Tuttavia, nel definire queste sanzioni, gli Stati membri devono rispettare il diritto dell'Unione e i suoi principi generali, inclusi i principi di proporzionalità e di neutralità fiscale.

Per determinare se una sanzione sia proporzionale, è cruciale valutare la natura e la gravità dell'infrazione che la sanzione intende contrastare, così come il metodo di calcolo dell'importo della sanzione stessa.
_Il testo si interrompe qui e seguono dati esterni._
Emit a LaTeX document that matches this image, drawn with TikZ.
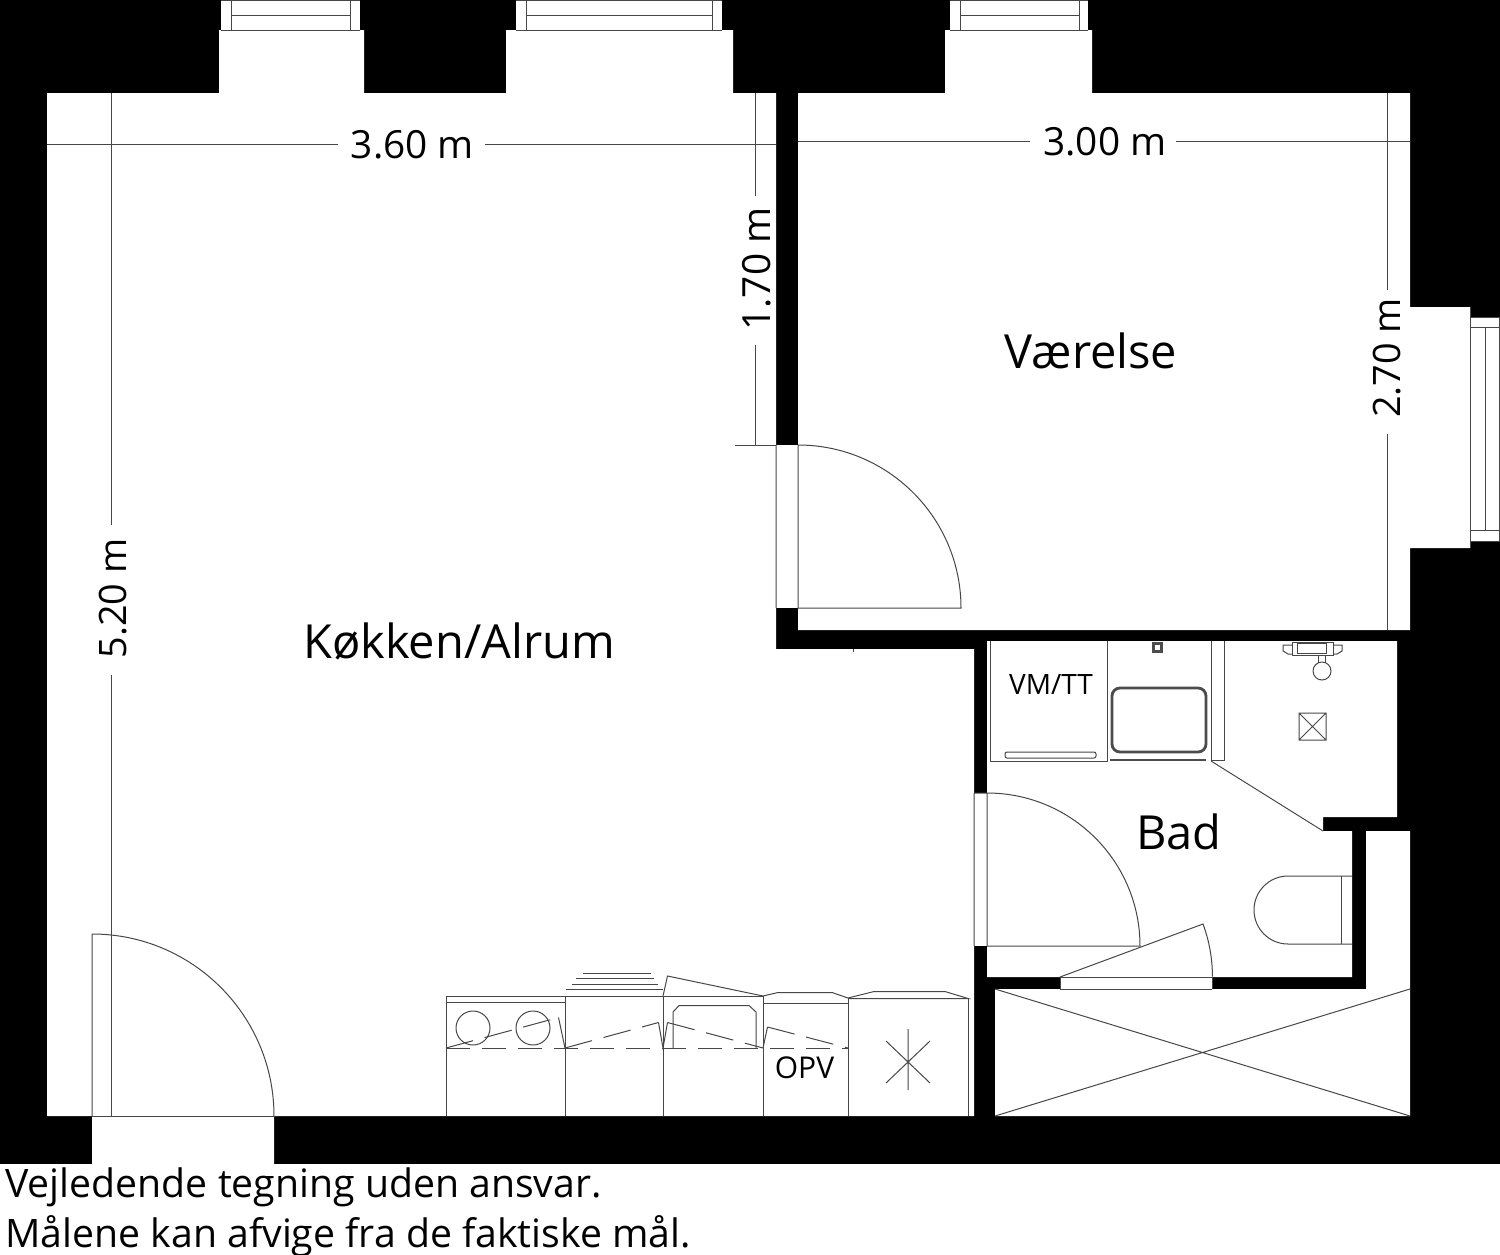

Va anche sottolineato che, nella selezione delle sanzioni, gli Stati membri devono aderire al principio di effettività, che richiede l'implementazione di sanzioni concrete e scoraggianti per contrastare le violazioni delle normative armonizzate sull'IVA e proteggere gli interessi finanziari dell'Unione.

Consequenze della rimozione dal Registro IVA

Tuttavia, una normativa nazionale che preveda la rimozione di un contribuente dal registro IVA per mancato adempimento degli obblighi fiscali, senza valutare la specificità delle violazioni, non può essere vista come una sanzione che soddisfa i principi e i criteri sopra menzionati.

Effettivamente, considerando il ruolo cruciale che il numero di identificazione IVA gioca nella verifica dello status fiscale del contribuente e nella validità delle transazioni effettuate, la mancanza di tale numero può rendere incerta per gli acquirenti e i destinatari di servizi la possibilità di attestare il diritto alla detrazione dell'IVA anticipata su tali acquisti o servizi.

Di conseguenza, potenziali acquirenti o destinatari potrebbero esitare a impegnarsi in transazioni con un contribuente rimosso dal registro IVA. Questa situazione potrebbe portare il contribuente a cessare la propria attività, equivalendo, in pratica, a un divieto temporaneo o definitivo di operare nel mercato.

Proporzionalità della sanzione

Pertanto, se la rimozione dal registro fosse intesa come una sanzione per il mancato rispetto reiterato degli obblighi IVA del contribuente, si tratterebbe di una penalità estremamente dura, non giustificabile sotto il principio di proporzionalità, poiché viene applicata senza valutare la natura e la gravità delle violazioni del contribuente.

Senza un'analisi approfondita del comportamento del contribuente, non è possibile determinare con precisione la natura e l'ampiezza di una possibile evasione fiscale da parte di quest'ultimo.

Di conseguenza, è difficile stabilire se la rimozione del contribuente dal registro IVA sia una sanzione proporzionata per assicurare la completa riscossione dell'IVA e combattere l'evasione fiscale.

Considerando tutte le argomentazioni finora esposte, la conclusione è la seguente: gli articoli 213, paragrafo 1, primo comma, e 273 della direttiva IVA, insieme ai principi di certezza del diritto e di proporzionalità, devono essere interpretati in modo tale da impedire una legislazione nazionale che permetta all'autorità fiscale di rimuovere un contribuente dal registro IVA semplicemente perché non ha adempiuto ai suoi doveri fiscali, senza prima valutare in dettaglio la natura delle violazioni commesse e il comportamento specifico del contribuente.